Cigarette smoke permeates from the sides or below
But not from my window. Voices echo down the halls,
Reminding me of how alien I am.

They say after years of prison life,
It becomes all the prisoner knows.
Toy car ambulances scramble by,
But who is hurt?

My legs burn--
But in a good way.
The dead bolt clanks to the right,
And I dismantle today’s attempt at armor.

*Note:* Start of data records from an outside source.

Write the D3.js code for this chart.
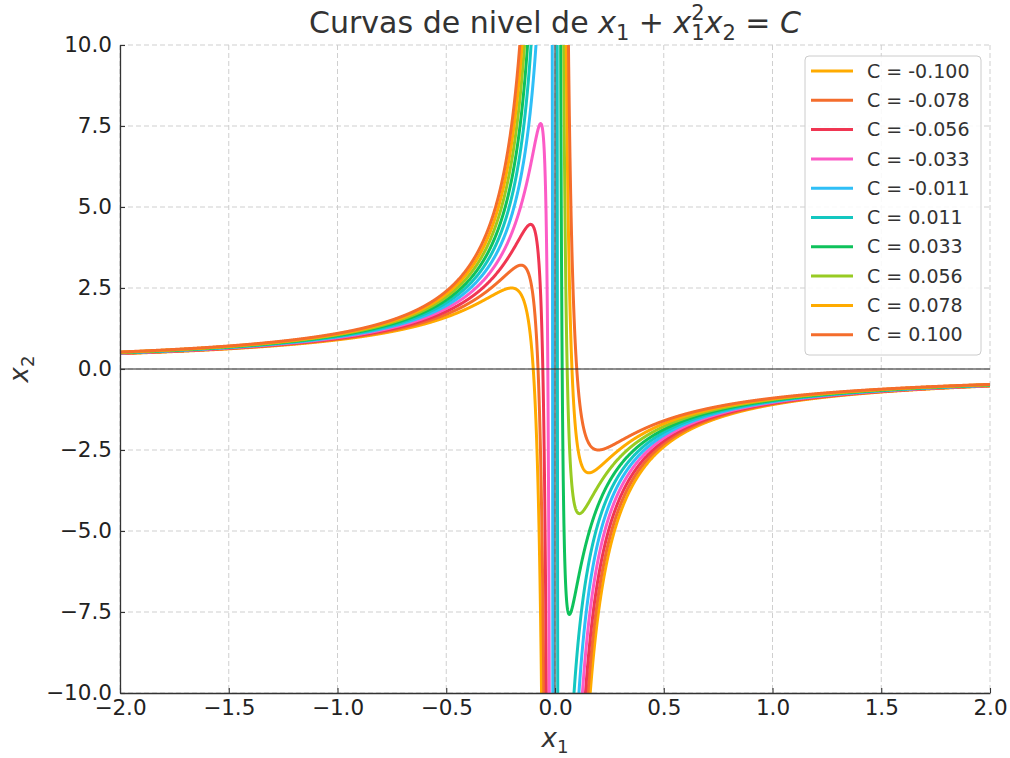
<!DOCTYPE html>
<html>
<head>
<meta charset="utf-8">
<script src="https://cdn.jsdelivr.net/npm/d3@7"></script>
<style>
  body { margin: 0; background: #fff; }
  svg { font-family: "DejaVu Sans", sans-serif; }
  text { white-space: pre; }
</style>
</head>
<body>
<div id="chart"></div>
<script>
// Level values and their colours (legend order)
var levels = [-0.100, -0.078, -0.056, -0.033, -0.011, 0.011, 0.033, 0.056, 0.078, 0.100];
var levelLabels = ["C = -0.100", "C = -0.078", "C = -0.056", "C = -0.033", "C = -0.011",
                   "C = 0.011", "C = 0.033", "C = 0.056", "C = 0.078", "C = 0.100"];
var colors = ["#ffab00", "#f46d2c", "#f03652", "#fc5bc6", "#2fbff7",
              "#13c7c0", "#0ec25b", "#98cb23", "#ffab00", "#f46d2c"];
var xTicks = [-2.0, -1.5, -1.0, -0.5, 0.0, 0.5, 1.0, 1.5, 2.0];
var yTicks = [-10.0, -7.5, -5.0, -2.5, 0.0, 2.5, 5.0, 7.5, 10.0];

// SVG area
var svgWidth = 1010;
var svgHeight = 758;
var margin = { top: 45, right: 20, bottom: 65, left: 120 };
var chartWidth = svgWidth - margin.left - margin.right;
var chartHeight = svgHeight - margin.top - margin.bottom;

var svg = d3.select("#chart")
  .append("svg")
  .attr("width", svgWidth)
  .attr("height", svgHeight);

var chartGroup = svg.append("g")
  .attr("transform", `translate(${margin.left}, ${margin.top})`);

var xScale = d3.scaleLinear().domain([-2, 2]).range([0, chartWidth]);
var yScale = d3.scaleLinear().domain([-10, 10]).range([chartHeight, 0]);

// dashed grid
chartGroup.append("g")
  .selectAll("line")
  .data(xTicks)
  .enter().append("line")
  .attr("x1", d => xScale(d)).attr("x2", d => xScale(d))
  .attr("y1", 0).attr("y2", chartHeight)
  .attr("stroke", "#cfcfcf").attr("stroke-dasharray", "5,3");

chartGroup.append("g")
  .selectAll("line")
  .data(yTicks)
  .enter().append("line")
  .attr("y1", d => yScale(d)).attr("y2", d => yScale(d))
  .attr("x1", 0).attr("x2", chartWidth)
  .attr("stroke", "#cfcfcf").attr("stroke-dasharray", "5,3");

// clip curves to the plot area
svg.append("defs").append("clipPath").attr("id", "plotClip")
  .append("rect").attr("width", chartWidth).attr("height", chartHeight);

// x1 + x1^2 x2 = C  ->  x2 = (C - x1) / x1^2
var x1Values = d3.range(-2000, 2001).filter(i => i !== 0).map(i => i / 1000);

var line = d3.line()
  .defined(d => Math.abs(d[1]) < 200)
  .x(d => xScale(d[0]))
  .y(d => yScale(d[1]));

var curves = chartGroup.append("g").attr("clip-path", "url(#plotClip)");

levels.forEach((c, i) => {
  var pts = x1Values.map(x => [x, (c - x) / (x * x)]);
  curves.append("path")
    .datum(pts)
    .attr("d", line)
    .attr("fill", "none")
    .attr("stroke", colors[i])
    .attr("stroke-width", 3)
    .attr("stroke-linejoin", "round");
});

// reference lines at 0
curves.append("line")
  .attr("x1", 0).attr("x2", chartWidth)
  .attr("y1", yScale(0)).attr("y2", yScale(0))
  .attr("stroke", "#222").attr("stroke-width", 1);
curves.append("line")
  .attr("x1", xScale(0)).attr("x2", xScale(0))
  .attr("y1", 0).attr("y2", chartHeight)
  .attr("stroke", "#222").attr("stroke-width", 1);

// axes with inward ticks
var bottomAxis = d3.axisBottom(xScale).tickValues(xTicks).tickFormat(d3.format(".1f"))
  .tickSizeInner(-5).tickSizeOuter(0).tickPadding(7);
var leftAxis = d3.axisLeft(yScale).tickValues(yTicks).tickFormat(d3.format(".1f"))
  .tickSizeInner(-5).tickSizeOuter(0).tickPadding(8);

var gx = chartGroup.append("g")
  .attr("transform", `translate(0, ${chartHeight})`)
  .call(bottomAxis);
var gy = chartGroup.append("g").call(leftAxis);

[gx, gy].forEach(g => {
  g.select(".domain").attr("stroke", "#333").attr("stroke-width", 1.3);
  g.selectAll(".tick line").attr("stroke", "#333").attr("stroke-width", 1.1);
  g.selectAll(".tick text")
    .attr("font-family", "DejaVu Sans, sans-serif")
    .attr("font-size", "21.5px")
    .attr("fill", "#222");
});

// lay out a row of mathtext-like pieces, centred on cx, baseline at cy
function mathText(parent, pieces, size, cx, cy, rotate) {
  var g = parent.append("g");
  var t = g.append("text")
    .attr("font-size", size + "px")
    .attr("fill", "#333");
  var x = 0;
  pieces.forEach(p => {
    var fs = p.small ? size * 0.7 : size;
    var dy = p.sub ? size * 0.22 : p.sup ? -size * 0.42 : 0;
    var el = t.append("tspan")
      .attr("x", x).attr("y", dy)
      .attr("font-size", fs + "px")
      .attr("font-style", p.italic ? "italic" : "normal")
      .text(p.t);
    var w = el.node().getComputedTextLength();
    if (!p.stack) x += w;
  });
  t.attr("transform", `translate(${-x / 2}, 0)`);
  g.attr("transform", `translate(${cx}, ${cy})` + (rotate ? ` rotate(${rotate})` : ""));
  return g;
}

// title
mathText(svg, [
  { t: "Curvas de nivel de " },
  { t: "x", italic: true },
  { t: "1", small: true, sub: true },
  { t: " + " },
  { t: "x", italic: true },
  { t: "2", small: true, sup: true, stack: true },
  { t: "1", small: true, sub: true },
  { t: "x", italic: true },
  { t: "2", small: true, sub: true },
  { t: " = " },
  { t: "C", italic: true }
], 30, 555, 33);

// axis titles
mathText(svg, [{ t: "x", italic: true }, { t: "1", small: true, sub: true }], 26, 555, 747);
mathText(svg, [{ t: "x", italic: true }, { t: "2", small: true, sub: true }], 26, 28, 369, -90);

// legend
var legend = svg.append("g").attr("transform", "translate(805, 56)");
legend.append("rect")
  .attr("width", 176).attr("height", 299).attr("rx", 4)
  .attr("fill", "#fff").attr("fill-opacity", 0.85)
  .attr("stroke", "#cccccc").attr("stroke-width", 1);

var rows = legend.selectAll("g.row")
  .data(levelLabels)
  .enter().append("g")
  .attr("class", "row")
  .attr("transform", (d, i) => `translate(0, ${15 + i * 29.3})`);

rows.append("line")
  .attr("x1", 6).attr("x2", 48)
  .attr("stroke", (d, i) => colors[i])
  .attr("stroke-width", 3);

rows.append("text")
  .attr("x", 62)
  .attr("dy", "0.35em")
  .attr("font-size", "19px")
  .attr("fill", "#333")
  .text(d => d);
</script>
</body>
</html>
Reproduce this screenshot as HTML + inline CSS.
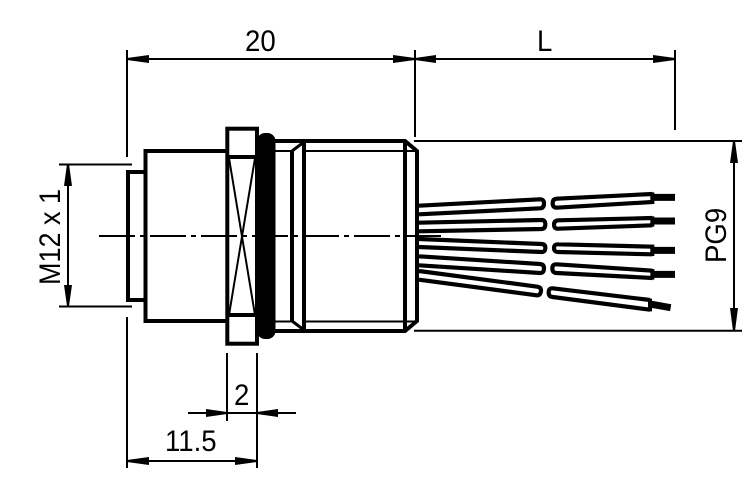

After sidewalk pretense and miscommunication,
Seven-dollar baguettes and wet socks,
A warm glow comes on and familiar sounds set in,
And I forget where I am.

Going to school at AUP, aside from being in Paris, is a very different type of school than I’m used to. It’s very small, and though it’s in a big city, social life seems to revolve around the school. It has three main buildings in the 7th arrondisment and a small student body, comprised heavily by visiting students. That means the full-time students really stick together and everyone knows everyone. There is a bar/cafĂ© in the school that people go to all the time—even I go since they have a good, cheap lunch—and there are weekly events that everyone goes to. I’m usually very anti, but since this is essentially my last semester of college, I’ve let my judgment down and given the campus life a chance, for now... Full-time AUP students, on the other hand, are a whole nother story.

1 comment:

  1. We may have our cheap lunches (sure as hail not $18), but you have peanut butter!!!! I would kill for peanut butter! Also, be glad you only have 6 floors of stairs. We have 13. Good times.